*WHAT THE EXERCISE ASKS*
Once the pictures are set aside, transcribe the remaining data exactly.

*DATASET SECTION*
----

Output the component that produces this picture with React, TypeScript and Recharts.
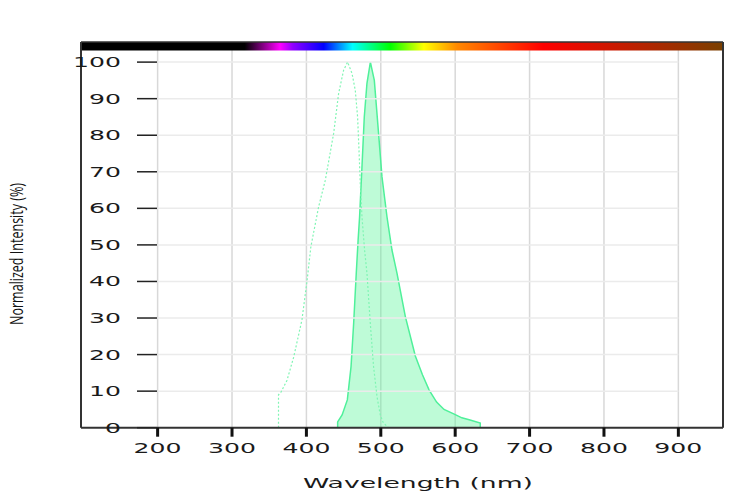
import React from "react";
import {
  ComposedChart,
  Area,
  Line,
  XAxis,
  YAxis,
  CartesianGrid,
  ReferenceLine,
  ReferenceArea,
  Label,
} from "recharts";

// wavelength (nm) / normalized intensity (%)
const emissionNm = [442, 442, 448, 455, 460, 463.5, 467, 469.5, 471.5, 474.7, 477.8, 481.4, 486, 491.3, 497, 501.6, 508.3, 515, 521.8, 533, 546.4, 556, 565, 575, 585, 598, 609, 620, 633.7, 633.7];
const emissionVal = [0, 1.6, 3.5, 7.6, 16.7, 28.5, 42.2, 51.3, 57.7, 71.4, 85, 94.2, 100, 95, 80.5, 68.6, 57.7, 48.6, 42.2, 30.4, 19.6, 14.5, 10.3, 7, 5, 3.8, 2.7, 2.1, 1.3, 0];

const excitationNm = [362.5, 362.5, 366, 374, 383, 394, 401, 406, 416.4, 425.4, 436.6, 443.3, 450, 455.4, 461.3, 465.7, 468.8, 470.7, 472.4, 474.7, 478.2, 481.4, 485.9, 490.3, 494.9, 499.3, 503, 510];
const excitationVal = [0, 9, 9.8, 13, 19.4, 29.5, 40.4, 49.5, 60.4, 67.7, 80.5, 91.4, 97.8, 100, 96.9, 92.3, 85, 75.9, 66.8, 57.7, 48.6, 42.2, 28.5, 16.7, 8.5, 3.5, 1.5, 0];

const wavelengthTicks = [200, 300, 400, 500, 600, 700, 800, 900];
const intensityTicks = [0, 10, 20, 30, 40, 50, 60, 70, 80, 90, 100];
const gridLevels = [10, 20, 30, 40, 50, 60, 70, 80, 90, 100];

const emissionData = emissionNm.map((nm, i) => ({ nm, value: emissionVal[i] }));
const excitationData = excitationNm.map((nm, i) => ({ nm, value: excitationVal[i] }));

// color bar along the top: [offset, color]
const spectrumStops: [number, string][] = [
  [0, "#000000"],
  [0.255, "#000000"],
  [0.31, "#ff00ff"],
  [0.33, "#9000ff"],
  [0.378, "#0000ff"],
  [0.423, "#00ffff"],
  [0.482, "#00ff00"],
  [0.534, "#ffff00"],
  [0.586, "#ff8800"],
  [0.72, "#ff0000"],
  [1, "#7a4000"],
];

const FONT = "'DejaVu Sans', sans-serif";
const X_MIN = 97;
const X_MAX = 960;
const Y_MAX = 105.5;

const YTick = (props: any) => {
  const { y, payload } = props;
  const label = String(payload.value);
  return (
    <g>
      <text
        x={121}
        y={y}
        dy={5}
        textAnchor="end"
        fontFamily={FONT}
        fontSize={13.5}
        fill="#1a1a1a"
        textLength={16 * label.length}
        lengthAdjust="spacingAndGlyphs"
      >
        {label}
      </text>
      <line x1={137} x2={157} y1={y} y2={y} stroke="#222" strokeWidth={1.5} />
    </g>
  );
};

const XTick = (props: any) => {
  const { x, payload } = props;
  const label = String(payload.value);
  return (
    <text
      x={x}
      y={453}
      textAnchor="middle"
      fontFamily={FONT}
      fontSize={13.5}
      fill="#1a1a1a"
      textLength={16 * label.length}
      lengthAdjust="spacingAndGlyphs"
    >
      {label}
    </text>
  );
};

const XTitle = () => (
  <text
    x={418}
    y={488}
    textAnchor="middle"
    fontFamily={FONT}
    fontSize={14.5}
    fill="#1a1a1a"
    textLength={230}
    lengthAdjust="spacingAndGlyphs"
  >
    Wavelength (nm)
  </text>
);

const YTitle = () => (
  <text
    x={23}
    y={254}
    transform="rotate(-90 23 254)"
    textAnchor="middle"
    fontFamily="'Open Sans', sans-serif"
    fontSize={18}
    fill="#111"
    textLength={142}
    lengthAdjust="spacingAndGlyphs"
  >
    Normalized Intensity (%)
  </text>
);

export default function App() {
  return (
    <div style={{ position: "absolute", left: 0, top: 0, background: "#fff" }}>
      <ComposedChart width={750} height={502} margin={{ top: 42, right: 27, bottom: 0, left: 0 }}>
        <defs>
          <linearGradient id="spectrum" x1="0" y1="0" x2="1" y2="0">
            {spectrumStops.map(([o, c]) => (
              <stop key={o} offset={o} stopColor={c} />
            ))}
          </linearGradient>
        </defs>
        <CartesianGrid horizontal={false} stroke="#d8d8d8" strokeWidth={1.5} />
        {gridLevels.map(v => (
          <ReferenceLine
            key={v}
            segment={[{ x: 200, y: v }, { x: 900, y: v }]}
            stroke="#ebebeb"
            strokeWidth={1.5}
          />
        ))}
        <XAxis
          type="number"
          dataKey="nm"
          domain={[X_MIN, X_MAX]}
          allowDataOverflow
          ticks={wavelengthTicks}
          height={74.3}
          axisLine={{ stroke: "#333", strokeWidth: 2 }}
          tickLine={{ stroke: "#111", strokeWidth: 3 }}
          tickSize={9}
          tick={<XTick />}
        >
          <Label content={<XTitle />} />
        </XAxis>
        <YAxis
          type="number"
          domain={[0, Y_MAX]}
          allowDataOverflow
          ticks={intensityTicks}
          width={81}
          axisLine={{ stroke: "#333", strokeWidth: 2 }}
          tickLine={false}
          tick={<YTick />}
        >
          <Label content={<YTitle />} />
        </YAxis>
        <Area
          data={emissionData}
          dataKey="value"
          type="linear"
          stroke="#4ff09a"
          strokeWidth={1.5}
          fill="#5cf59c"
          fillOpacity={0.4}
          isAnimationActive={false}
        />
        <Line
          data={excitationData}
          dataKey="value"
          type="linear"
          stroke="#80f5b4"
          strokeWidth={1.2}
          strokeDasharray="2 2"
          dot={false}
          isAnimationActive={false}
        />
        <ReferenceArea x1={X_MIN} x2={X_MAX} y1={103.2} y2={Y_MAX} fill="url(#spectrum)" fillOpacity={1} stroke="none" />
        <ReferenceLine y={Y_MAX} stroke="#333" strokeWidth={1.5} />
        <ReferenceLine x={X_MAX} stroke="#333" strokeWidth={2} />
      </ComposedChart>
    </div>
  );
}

----

*RIGHT ANSWER*
Output the component that produces this picture with React, TypeScript and Recharts.
import React from "react";
import {
  ComposedChart,
  Area,
  Line,
  XAxis,
  YAxis,
  CartesianGrid,
  ReferenceLine,
  ReferenceArea,
  Label,
} from "recharts";

// wavelength (nm) / normalized intensity (%)
const emissionNm = [442, 442, 448, 455, 460, 463.5, 467, 469.5, 471.5, 474.7, 477.8, 481.4, 486, 491.3, 497, 501.6, 508.3, 515, 521.8, 533, 546.4, 556, 565, 575, 585, 598, 609, 620, 633.7, 633.7];
const emissionVal = [0, 1.6, 3.5, 7.6, 16.7, 28.5, 42.2, 51.3, 57.7, 71.4, 85, 94.2, 100, 95, 80.5, 68.6, 57.7, 48.6, 42.2, 30.4, 19.6, 14.5, 10.3, 7, 5, 3.8, 2.7, 2.1, 1.3, 0];

const excitationNm = [362.5, 362.5, 366, 374, 383, 394, 401, 406, 416.4, 425.4, 436.6, 443.3, 450, 455.4, 461.3, 465.7, 468.8, 470.7, 472.4, 474.7, 478.2, 481.4, 485.9, 490.3, 494.9, 499.3, 503, 510];
const excitationVal = [0, 9, 9.8, 13, 19.4, 29.5, 40.4, 49.5, 60.4, 67.7, 80.5, 91.4, 97.8, 100, 96.9, 92.3, 85, 75.9, 66.8, 57.7, 48.6, 42.2, 28.5, 16.7, 8.5, 3.5, 1.5, 0];

const wavelengthTicks = [200, 300, 400, 500, 600, 700, 800, 900];
const intensityTicks = [0, 10, 20, 30, 40, 50, 60, 70, 80, 90, 100];
const gridLevels = [10, 20, 30, 40, 50, 60, 70, 80, 90, 100];

const emissionData = emissionNm.map((nm, i) => ({ nm, value: emissionVal[i] }));
const excitationData = excitationNm.map((nm, i) => ({ nm, value: excitationVal[i] }));

// color bar along the top: [offset, color]
const spectrumStops: [number, string][] = [
  [0, "#000000"],
  [0.255, "#000000"],
  [0.31, "#ff00ff"],
  [0.33, "#9000ff"],
  [0.378, "#0000ff"],
  [0.423, "#00ffff"],
  [0.482, "#00ff00"],
  [0.534, "#ffff00"],
  [0.586, "#ff8800"],
  [0.72, "#ff0000"],
  [1, "#7a4000"],
];

const FONT = "'DejaVu Sans', sans-serif";
const X_MIN = 97;
const X_MAX = 960;
const Y_MAX = 105.5;

const YTick = (props: any) => {
  const { y, payload } = props;
  const label = String(payload.value);
  return (
    <g>
      <text
        x={121}
        y={y}
        dy={5}
        textAnchor="end"
        fontFamily={FONT}
        fontSize={13.5}
        fill="#1a1a1a"
        textLength={16 * label.length}
        lengthAdjust="spacingAndGlyphs"
      >
        {label}
      </text>
      <line x1={137} x2={157} y1={y} y2={y} stroke="#222" strokeWidth={1.5} />
    </g>
  );
};

const XTick = (props: any) => {
  const { x, payload } = props;
  const label = String(payload.value);
  return (
    <text
      x={x}
      y={453}
      textAnchor="middle"
      fontFamily={FONT}
      fontSize={13.5}
      fill="#1a1a1a"
      textLength={16 * label.length}
      lengthAdjust="spacingAndGlyphs"
    >
      {label}
    </text>
  );
};

const XTitle = () => (
  <text
    x={418}
    y={488}
    textAnchor="middle"
    fontFamily={FONT}
    fontSize={14.5}
    fill="#1a1a1a"
    textLength={230}
    lengthAdjust="spacingAndGlyphs"
  >
    Wavelength (nm)
  </text>
);

const YTitle = () => (
  <text
    x={23}
    y={254}
    transform="rotate(-90 23 254)"
    textAnchor="middle"
    fontFamily="'Open Sans', sans-serif"
    fontSize={18}
    fill="#111"
    textLength={142}
    lengthAdjust="spacingAndGlyphs"
  >
    Normalized Intensity (%)
  </text>
);

export default function App() {
  return (
    <div style={{ position: "absolute", left: 0, top: 0, background: "#fff" }}>
      <ComposedChart width={750} height={502} margin={{ top: 42, right: 27, bottom: 0, left: 0 }}>
        <defs>
          <linearGradient id="spectrum" x1="0" y1="0" x2="1" y2="0">
            {spectrumStops.map(([o, c]) => (
              <stop key={o} offset={o} stopColor={c} />
            ))}
          </linearGradient>
        </defs>
        <CartesianGrid horizontal={false} stroke="#d8d8d8" strokeWidth={1.5} />
        {gridLevels.map(v => (
          <ReferenceLine
            key={v}
            segment={[{ x: 200, y: v }, { x: 900, y: v }]}
            stroke="#ebebeb"
            strokeWidth={1.5}
          />
        ))}
        <XAxis
          type="number"
          dataKey="nm"
          domain={[X_MIN, X_MAX]}
          allowDataOverflow
          ticks={wavelengthTicks}
          height={74.3}
          axisLine={{ stroke: "#333", strokeWidth: 2 }}
          tickLine={{ stroke: "#111", strokeWidth: 3 }}
          tickSize={9}
          tick={<XTick />}
        >
          <Label content={<XTitle />} />
        </XAxis>
        <YAxis
          type="number"
          domain={[0, Y_MAX]}
          allowDataOverflow
          ticks={intensityTicks}
          width={81}
          axisLine={{ stroke: "#333", strokeWidth: 2 }}
          tickLine={false}
          tick={<YTick />}
        >
          <Label content={<YTitle />} />
        </YAxis>
        <Area
          data={emissionData}
          dataKey="value"
          type="linear"
          stroke="#4ff09a"
          strokeWidth={1.5}
          fill="#5cf59c"
          fillOpacity={0.4}
          isAnimationActive={false}
        />
        <Line
          data={excitationData}
          dataKey="value"
          type="linear"
          stroke="#80f5b4"
          strokeWidth={1.2}
          strokeDasharray="2 2"
          dot={false}
          isAnimationActive={false}
        />
        <ReferenceArea x1={X_MIN} x2={X_MAX} y1={103.2} y2={Y_MAX} fill="url(#spectrum)" fillOpacity={1} stroke="none" />
        <ReferenceLine y={Y_MAX} stroke="#333" strokeWidth={1.5} />
        <ReferenceLine x={X_MAX} stroke="#333" strokeWidth={2} />
      </ComposedChart>
    </div>
  );
}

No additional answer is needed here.